EXERCISE -
Review the listing and copy each line that holds the word "with".

══════════

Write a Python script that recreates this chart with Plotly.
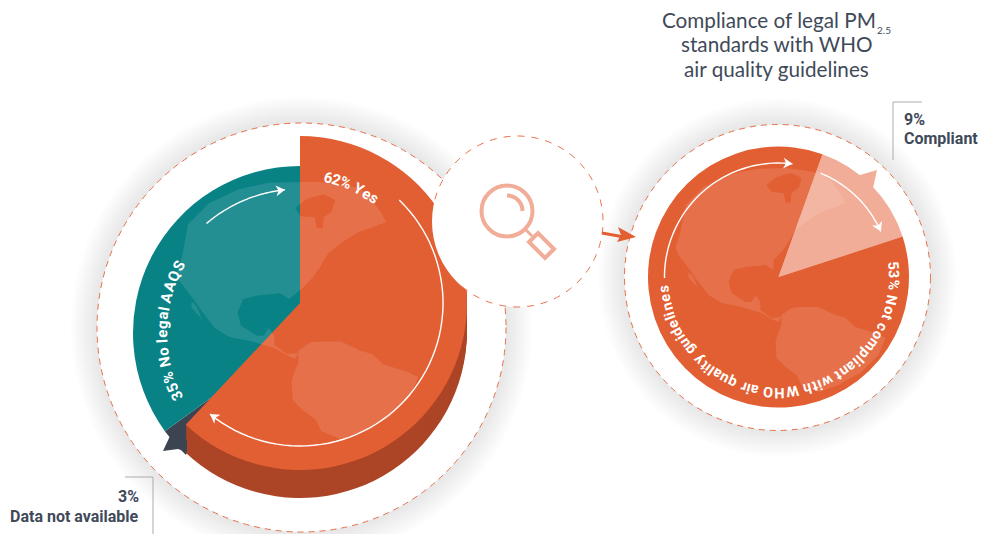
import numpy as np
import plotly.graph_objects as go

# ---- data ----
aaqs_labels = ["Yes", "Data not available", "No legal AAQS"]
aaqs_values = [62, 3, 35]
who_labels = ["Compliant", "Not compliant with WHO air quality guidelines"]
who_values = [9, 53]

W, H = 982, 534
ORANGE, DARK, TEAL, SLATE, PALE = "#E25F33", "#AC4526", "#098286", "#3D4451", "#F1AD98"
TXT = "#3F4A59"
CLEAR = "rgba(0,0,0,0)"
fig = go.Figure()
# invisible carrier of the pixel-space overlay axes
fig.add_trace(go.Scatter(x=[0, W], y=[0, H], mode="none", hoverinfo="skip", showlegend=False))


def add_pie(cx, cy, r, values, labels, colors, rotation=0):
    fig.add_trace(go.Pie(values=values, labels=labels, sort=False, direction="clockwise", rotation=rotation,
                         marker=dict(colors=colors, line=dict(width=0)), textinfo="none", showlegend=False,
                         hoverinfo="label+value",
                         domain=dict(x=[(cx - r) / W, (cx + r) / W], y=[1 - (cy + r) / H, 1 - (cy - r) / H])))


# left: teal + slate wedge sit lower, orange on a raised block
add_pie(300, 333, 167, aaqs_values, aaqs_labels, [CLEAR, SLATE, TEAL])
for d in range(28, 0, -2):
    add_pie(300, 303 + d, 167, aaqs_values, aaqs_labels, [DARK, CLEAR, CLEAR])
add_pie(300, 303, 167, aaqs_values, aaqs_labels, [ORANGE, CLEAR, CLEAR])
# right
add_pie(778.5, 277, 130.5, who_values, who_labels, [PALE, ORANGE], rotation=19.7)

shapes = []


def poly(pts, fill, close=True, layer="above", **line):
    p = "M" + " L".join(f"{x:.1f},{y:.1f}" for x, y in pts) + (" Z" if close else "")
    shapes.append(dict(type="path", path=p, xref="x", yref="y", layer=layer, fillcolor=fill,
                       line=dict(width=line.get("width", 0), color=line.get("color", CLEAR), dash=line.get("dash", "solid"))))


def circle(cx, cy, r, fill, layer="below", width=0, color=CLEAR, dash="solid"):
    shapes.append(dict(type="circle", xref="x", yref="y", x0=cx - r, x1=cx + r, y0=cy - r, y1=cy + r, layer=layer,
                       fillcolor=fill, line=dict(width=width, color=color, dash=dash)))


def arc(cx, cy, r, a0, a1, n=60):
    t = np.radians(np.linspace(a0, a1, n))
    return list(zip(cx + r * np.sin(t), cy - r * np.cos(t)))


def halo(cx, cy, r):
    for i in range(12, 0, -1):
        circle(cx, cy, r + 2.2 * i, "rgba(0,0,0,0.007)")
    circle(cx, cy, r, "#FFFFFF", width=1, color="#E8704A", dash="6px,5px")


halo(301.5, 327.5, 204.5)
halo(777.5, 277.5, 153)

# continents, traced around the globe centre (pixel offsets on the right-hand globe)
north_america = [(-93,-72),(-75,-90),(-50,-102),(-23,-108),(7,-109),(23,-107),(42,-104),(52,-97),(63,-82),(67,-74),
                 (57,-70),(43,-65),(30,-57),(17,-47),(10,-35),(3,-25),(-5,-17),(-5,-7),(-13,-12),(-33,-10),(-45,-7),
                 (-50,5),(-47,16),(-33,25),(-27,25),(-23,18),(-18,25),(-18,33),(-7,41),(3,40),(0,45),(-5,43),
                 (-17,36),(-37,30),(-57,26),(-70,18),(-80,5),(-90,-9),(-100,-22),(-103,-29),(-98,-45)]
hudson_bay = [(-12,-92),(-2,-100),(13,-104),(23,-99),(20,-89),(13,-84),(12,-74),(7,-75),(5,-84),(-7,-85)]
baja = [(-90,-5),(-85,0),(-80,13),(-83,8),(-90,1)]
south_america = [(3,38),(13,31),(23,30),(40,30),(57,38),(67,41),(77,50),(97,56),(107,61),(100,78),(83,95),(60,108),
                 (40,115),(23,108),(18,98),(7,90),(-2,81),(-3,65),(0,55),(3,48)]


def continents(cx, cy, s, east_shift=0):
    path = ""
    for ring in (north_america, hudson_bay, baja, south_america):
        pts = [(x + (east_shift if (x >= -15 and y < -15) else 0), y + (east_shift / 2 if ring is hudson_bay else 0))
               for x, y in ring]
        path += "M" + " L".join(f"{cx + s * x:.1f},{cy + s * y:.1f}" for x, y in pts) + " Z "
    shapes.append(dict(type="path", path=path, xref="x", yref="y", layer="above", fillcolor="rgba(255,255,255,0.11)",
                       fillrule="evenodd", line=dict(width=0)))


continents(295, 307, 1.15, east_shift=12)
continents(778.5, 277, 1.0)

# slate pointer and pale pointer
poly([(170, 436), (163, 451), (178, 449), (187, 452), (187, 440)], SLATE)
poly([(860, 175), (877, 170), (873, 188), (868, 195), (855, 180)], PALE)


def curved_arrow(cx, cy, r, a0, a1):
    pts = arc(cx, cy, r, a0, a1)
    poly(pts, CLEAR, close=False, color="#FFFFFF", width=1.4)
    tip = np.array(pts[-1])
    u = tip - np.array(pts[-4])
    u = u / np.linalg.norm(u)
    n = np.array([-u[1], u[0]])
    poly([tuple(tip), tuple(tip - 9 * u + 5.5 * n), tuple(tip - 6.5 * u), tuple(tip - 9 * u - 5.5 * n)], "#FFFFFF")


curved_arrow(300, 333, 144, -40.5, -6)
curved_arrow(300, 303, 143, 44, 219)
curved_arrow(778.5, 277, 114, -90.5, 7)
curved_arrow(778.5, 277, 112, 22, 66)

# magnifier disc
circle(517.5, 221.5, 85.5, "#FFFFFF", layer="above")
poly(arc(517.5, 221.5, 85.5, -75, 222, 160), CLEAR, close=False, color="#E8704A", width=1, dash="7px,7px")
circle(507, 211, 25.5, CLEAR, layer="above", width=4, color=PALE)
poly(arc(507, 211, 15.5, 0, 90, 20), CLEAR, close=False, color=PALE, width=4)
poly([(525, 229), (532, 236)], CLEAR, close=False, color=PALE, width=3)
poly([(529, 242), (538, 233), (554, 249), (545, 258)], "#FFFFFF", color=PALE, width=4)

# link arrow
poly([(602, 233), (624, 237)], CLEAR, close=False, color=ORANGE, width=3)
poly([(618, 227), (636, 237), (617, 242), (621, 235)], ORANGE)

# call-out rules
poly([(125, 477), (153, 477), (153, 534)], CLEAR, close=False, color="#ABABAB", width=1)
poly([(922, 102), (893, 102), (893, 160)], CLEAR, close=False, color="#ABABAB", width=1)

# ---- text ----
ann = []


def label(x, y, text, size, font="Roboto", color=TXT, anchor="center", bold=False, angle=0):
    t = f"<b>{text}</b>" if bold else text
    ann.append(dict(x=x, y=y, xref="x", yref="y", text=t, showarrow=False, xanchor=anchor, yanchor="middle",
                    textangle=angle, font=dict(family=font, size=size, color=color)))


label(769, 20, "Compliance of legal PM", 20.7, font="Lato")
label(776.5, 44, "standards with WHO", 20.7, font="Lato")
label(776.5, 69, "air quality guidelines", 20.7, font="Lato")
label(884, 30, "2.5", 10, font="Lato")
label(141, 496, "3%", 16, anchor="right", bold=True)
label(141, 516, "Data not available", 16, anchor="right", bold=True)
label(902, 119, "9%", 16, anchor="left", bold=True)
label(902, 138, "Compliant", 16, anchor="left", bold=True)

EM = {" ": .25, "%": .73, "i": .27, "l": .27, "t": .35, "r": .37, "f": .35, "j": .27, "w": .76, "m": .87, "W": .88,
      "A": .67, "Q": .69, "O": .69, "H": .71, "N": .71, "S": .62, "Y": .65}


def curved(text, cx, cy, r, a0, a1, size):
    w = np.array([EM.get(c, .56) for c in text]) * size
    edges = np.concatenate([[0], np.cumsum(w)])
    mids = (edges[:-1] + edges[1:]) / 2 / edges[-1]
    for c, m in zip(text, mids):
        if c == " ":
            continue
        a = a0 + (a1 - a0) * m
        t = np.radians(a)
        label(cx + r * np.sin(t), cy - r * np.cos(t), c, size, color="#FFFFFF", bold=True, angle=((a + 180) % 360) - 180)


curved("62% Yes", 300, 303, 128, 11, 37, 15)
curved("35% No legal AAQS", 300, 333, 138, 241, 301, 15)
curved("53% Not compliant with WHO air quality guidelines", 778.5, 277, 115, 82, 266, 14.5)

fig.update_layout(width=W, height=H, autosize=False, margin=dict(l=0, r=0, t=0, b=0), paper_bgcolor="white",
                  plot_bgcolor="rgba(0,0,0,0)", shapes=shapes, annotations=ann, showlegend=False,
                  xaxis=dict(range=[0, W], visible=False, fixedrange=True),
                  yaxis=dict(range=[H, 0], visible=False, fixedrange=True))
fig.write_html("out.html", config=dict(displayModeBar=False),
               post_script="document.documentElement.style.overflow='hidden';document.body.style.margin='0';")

══════════

SOLUTION FOR THIS PROBLEM -
Write a Python script that recreates this chart with Plotly.
who_labels = ["Compliant", "Not compliant with WHO air quality guidelines"]
label(776.5, 44, "standards with WHO", 20.7, font="Lato")
curved("53% Not compliant with WHO air quality guidelines", 778.5, 277, 115, 82, 266, 14.5)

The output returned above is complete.